Goal:
Only the lines from the start of the data through the line with "plt.rcParams['font.family'] = ['Lato', 'DejaVu" belong in the copy. Restate them word for word, minus the pictures.

Data shown:
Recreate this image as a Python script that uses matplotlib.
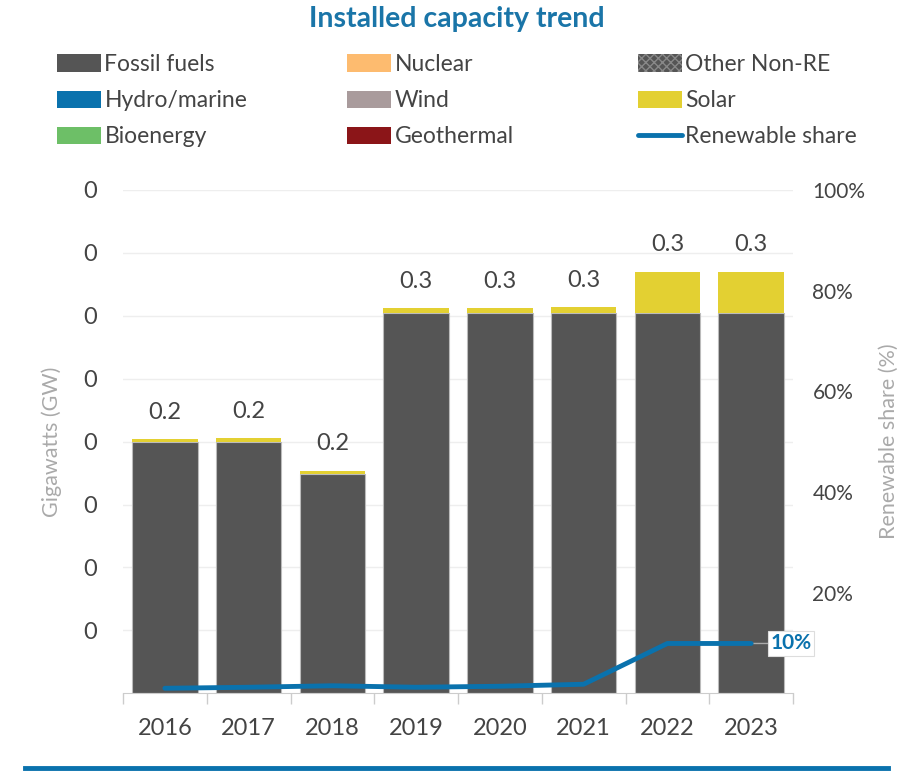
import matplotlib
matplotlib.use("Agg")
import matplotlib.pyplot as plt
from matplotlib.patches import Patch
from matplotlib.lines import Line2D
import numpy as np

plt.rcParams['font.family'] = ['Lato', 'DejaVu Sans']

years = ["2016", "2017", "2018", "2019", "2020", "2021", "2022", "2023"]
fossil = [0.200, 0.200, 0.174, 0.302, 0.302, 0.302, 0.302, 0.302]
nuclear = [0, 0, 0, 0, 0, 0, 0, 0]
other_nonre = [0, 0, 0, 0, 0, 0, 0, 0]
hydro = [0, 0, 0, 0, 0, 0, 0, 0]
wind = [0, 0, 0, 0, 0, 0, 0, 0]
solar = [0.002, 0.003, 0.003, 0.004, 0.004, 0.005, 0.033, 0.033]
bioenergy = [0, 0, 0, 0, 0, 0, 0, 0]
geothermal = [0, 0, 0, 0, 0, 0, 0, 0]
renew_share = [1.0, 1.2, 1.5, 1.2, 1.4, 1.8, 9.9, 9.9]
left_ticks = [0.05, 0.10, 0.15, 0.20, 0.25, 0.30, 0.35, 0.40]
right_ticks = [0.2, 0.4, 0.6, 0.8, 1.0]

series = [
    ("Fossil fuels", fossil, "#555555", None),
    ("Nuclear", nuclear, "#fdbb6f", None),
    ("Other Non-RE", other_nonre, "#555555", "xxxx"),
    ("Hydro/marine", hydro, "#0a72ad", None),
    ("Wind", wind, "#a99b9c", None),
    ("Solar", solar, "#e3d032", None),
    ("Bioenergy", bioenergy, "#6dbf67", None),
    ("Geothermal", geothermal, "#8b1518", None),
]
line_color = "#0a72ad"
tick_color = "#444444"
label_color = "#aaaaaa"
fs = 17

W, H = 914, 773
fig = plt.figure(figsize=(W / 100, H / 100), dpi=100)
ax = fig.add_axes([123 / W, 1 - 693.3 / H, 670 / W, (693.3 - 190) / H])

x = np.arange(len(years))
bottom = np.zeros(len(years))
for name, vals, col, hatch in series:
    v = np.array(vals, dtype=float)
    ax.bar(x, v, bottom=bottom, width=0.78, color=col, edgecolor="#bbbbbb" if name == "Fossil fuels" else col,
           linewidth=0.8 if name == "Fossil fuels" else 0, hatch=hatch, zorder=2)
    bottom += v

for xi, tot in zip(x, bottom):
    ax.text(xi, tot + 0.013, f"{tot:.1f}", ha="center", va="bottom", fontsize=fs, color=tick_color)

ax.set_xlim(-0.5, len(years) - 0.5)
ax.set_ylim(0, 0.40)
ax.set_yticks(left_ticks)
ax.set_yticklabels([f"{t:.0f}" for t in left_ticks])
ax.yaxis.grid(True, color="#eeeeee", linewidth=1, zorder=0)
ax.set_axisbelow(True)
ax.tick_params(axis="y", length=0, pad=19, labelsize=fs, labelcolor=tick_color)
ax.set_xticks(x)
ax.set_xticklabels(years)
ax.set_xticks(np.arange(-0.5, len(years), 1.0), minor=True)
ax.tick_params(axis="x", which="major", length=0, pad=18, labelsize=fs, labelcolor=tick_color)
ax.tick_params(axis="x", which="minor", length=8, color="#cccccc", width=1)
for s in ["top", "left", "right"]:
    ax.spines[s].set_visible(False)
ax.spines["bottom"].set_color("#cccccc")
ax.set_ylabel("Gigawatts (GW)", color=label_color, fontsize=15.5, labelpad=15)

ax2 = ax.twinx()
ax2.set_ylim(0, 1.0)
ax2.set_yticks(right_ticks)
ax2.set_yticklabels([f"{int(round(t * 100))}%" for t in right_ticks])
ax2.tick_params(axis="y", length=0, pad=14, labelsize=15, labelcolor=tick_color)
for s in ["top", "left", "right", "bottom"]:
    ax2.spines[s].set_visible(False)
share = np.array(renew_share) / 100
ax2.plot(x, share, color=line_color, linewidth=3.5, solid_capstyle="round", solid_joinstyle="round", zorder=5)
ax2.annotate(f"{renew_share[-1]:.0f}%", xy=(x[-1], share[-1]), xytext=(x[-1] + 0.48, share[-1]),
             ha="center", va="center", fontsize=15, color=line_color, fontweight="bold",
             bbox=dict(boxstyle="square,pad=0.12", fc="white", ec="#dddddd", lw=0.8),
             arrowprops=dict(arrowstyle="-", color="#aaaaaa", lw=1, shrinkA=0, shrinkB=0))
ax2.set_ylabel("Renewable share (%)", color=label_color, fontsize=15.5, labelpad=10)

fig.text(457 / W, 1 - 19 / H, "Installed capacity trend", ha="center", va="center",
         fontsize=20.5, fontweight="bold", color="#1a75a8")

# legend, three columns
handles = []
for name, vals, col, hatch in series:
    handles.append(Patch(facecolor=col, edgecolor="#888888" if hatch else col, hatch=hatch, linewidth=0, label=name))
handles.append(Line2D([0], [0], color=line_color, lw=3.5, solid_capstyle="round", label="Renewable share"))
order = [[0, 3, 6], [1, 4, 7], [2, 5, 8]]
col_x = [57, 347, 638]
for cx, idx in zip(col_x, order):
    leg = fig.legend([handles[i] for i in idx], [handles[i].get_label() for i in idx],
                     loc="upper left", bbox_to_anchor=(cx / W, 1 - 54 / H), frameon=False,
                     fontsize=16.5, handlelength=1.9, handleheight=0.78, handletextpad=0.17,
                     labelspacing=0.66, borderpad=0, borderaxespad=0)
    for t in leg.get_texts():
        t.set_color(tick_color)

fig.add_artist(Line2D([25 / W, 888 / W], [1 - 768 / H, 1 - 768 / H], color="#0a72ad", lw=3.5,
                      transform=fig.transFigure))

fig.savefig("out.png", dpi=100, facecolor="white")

Final result:
Recreate this image as a Python script that uses matplotlib.
import matplotlib
matplotlib.use("Agg")
import matplotlib.pyplot as plt
from matplotlib.patches import Patch
from matplotlib.lines import Line2D
import numpy as np

plt.rcParams['font.family'] = ['Lato', 'DejaVu Sans']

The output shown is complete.